# Exercise brief
Extract each line bearing the word "this".

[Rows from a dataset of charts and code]
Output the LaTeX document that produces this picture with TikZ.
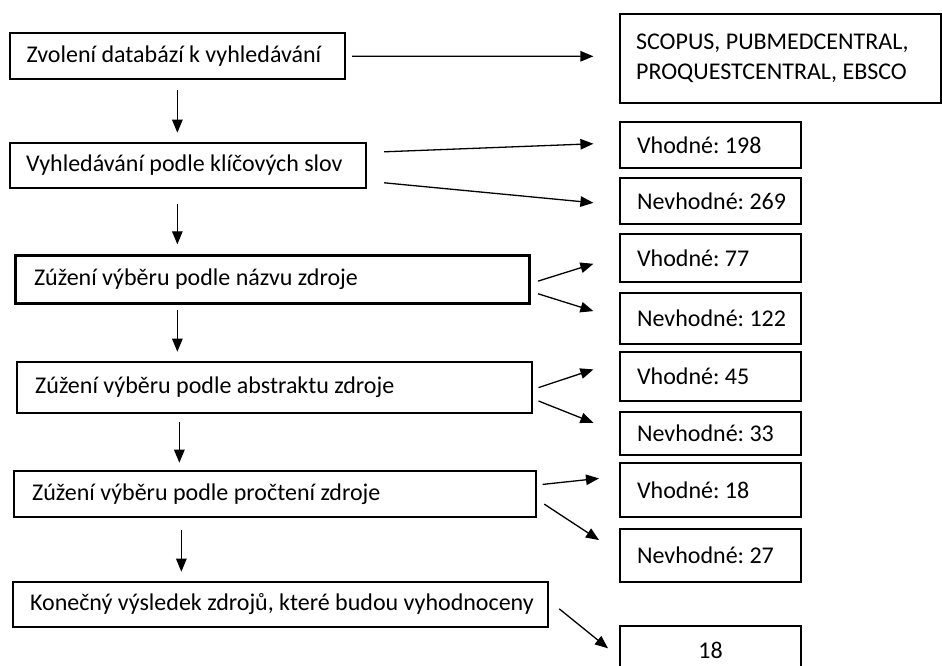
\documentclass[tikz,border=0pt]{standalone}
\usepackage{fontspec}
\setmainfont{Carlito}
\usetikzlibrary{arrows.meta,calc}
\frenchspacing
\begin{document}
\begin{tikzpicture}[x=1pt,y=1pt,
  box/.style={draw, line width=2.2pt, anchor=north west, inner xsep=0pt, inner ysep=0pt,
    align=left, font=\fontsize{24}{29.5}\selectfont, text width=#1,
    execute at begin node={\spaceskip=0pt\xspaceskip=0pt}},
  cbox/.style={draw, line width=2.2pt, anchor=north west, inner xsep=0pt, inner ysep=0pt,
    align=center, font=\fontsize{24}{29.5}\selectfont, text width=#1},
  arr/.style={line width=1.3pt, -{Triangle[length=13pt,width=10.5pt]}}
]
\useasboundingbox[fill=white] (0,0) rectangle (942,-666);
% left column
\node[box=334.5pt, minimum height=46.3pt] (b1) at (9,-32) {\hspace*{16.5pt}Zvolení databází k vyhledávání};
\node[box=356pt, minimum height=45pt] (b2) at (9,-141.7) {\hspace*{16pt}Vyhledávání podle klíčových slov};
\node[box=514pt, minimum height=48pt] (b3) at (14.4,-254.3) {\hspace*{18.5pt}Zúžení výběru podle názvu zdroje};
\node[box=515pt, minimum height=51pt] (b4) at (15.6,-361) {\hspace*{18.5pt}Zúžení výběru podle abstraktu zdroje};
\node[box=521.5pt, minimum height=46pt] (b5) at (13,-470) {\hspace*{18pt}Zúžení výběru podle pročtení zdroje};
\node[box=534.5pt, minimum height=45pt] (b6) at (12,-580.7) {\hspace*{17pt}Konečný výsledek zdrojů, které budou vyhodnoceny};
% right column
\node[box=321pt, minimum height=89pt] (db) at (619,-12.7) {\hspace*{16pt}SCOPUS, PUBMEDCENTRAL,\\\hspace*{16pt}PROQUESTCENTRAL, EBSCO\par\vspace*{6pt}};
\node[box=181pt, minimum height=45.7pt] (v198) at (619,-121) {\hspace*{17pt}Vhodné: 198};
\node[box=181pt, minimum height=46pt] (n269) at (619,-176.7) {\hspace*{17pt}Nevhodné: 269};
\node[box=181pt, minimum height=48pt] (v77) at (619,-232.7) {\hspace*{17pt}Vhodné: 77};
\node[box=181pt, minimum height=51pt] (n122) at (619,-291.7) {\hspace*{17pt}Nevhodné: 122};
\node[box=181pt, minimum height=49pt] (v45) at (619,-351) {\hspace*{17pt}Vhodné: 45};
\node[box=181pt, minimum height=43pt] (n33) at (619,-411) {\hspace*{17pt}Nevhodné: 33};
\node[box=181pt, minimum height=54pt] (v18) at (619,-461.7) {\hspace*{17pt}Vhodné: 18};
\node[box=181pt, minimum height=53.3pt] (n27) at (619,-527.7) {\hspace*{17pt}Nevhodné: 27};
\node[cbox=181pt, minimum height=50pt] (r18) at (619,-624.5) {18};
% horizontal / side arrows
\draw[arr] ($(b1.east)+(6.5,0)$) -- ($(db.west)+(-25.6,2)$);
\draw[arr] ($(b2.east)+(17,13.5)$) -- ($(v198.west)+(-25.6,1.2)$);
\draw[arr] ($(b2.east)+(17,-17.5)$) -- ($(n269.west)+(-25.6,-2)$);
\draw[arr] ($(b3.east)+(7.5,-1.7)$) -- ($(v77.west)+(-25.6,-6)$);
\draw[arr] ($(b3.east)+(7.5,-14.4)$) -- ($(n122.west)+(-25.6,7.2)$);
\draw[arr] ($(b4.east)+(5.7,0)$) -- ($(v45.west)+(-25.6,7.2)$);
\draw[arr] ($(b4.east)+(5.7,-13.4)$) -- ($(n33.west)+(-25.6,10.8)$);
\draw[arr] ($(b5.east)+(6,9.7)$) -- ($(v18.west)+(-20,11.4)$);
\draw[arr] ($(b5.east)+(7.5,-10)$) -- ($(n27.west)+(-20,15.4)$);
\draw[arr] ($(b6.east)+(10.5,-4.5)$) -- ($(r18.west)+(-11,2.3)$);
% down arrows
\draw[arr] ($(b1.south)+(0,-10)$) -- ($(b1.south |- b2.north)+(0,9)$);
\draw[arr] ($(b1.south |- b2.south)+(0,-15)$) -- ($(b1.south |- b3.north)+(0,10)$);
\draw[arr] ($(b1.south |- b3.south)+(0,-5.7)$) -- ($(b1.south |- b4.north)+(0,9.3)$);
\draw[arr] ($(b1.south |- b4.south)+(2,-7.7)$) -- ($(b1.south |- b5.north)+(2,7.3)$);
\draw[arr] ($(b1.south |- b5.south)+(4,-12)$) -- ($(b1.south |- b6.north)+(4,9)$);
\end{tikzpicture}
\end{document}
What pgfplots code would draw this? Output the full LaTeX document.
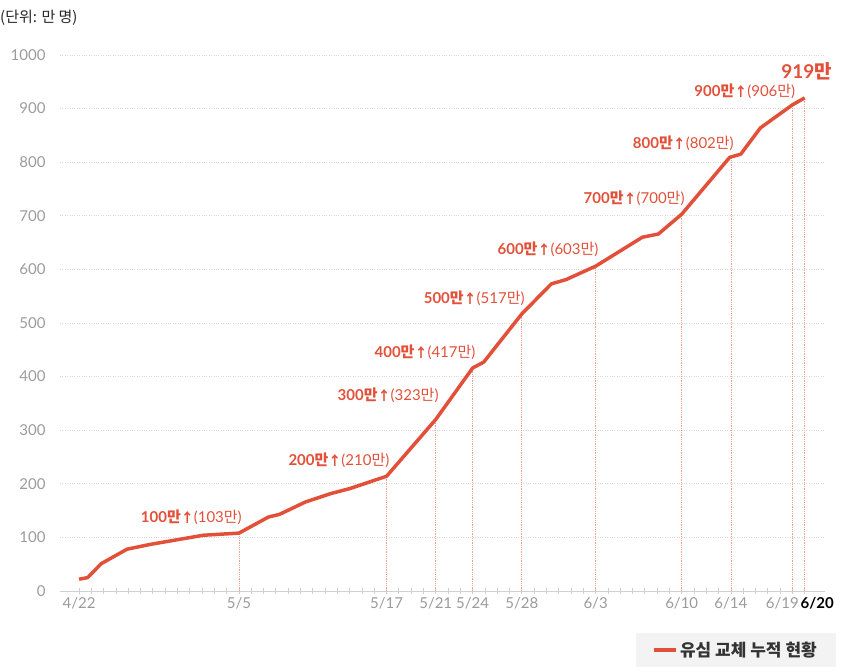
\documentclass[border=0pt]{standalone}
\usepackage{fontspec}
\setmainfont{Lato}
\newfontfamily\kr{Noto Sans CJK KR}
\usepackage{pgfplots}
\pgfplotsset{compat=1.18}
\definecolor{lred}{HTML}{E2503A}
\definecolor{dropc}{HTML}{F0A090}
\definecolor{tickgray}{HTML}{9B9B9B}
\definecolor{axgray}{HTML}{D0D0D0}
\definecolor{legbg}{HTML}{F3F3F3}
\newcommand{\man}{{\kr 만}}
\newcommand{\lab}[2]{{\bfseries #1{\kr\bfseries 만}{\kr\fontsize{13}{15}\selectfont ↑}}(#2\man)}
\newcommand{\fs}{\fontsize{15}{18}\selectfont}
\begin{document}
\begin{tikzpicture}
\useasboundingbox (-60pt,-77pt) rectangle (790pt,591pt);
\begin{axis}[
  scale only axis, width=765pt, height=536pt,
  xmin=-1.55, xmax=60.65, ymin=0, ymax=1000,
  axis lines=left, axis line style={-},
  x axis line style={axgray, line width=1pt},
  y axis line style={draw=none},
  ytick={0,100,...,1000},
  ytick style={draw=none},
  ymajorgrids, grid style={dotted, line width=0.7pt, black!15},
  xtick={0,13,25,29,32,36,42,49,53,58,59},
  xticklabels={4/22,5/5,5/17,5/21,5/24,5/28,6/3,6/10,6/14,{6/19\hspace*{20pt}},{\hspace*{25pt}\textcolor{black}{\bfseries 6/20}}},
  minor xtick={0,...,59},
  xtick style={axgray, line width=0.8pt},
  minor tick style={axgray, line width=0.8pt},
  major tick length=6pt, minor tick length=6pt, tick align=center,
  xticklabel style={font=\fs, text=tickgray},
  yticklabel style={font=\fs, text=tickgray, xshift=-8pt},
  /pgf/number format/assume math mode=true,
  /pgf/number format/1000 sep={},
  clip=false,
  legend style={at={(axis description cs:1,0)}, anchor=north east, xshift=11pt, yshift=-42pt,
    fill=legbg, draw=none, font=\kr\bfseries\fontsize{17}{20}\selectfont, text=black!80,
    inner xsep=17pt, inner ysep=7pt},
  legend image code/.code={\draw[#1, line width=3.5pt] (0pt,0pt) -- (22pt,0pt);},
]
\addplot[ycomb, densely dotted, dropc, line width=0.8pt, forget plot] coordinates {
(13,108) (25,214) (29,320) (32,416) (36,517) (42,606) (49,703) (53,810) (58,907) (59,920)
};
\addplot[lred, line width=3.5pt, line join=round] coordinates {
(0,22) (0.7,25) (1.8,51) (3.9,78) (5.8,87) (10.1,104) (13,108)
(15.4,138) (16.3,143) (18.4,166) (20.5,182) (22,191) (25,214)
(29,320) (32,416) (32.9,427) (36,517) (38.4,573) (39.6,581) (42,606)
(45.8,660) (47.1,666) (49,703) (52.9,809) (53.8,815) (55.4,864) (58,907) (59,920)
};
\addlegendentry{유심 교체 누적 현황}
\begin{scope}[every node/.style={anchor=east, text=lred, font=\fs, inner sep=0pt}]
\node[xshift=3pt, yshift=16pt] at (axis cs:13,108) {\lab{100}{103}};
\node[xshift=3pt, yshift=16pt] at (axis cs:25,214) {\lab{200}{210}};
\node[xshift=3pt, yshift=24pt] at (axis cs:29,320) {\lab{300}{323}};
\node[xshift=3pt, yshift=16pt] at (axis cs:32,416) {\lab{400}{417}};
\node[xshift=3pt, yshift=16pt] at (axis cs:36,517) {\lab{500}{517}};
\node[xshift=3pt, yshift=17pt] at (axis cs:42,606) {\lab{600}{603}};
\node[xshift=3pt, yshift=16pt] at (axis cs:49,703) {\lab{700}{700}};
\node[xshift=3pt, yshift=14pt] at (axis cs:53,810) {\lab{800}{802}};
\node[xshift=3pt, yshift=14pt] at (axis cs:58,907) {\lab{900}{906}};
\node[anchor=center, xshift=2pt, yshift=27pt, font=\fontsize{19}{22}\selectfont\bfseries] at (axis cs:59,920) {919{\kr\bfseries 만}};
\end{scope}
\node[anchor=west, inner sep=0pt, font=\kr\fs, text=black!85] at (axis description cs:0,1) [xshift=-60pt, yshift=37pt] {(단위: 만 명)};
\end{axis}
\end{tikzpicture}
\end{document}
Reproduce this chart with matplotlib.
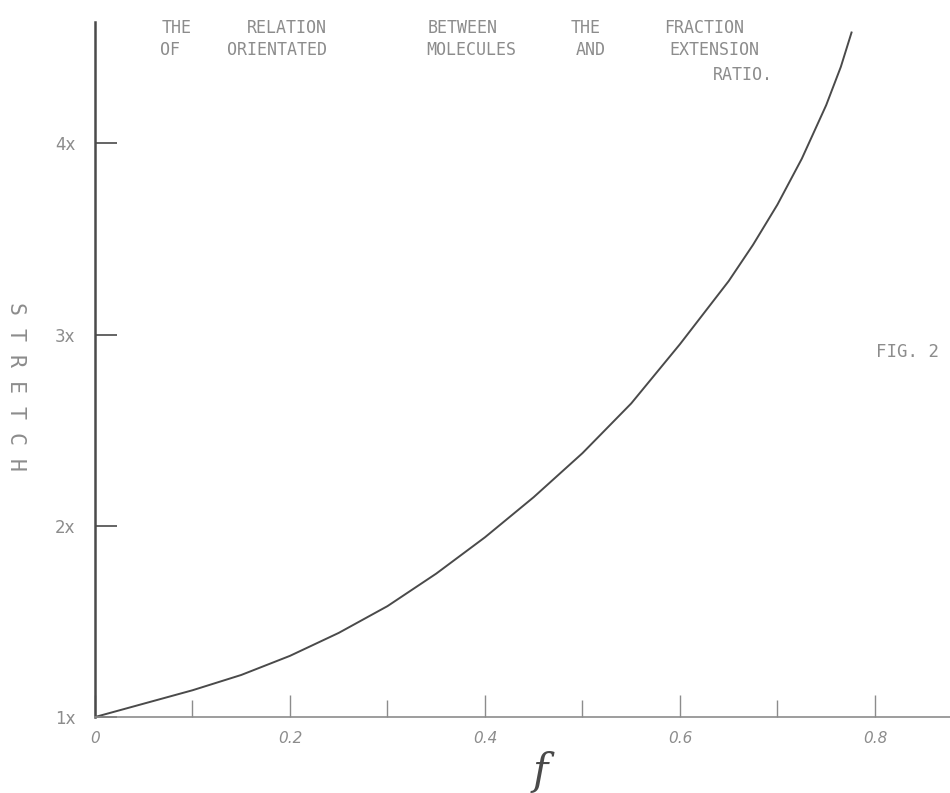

# Output below
Output the LaTeX document that produces this picture with TikZ.
What pgfplots code would draw this? Output the full LaTeX document.
Reproduce this chart with matplotlib.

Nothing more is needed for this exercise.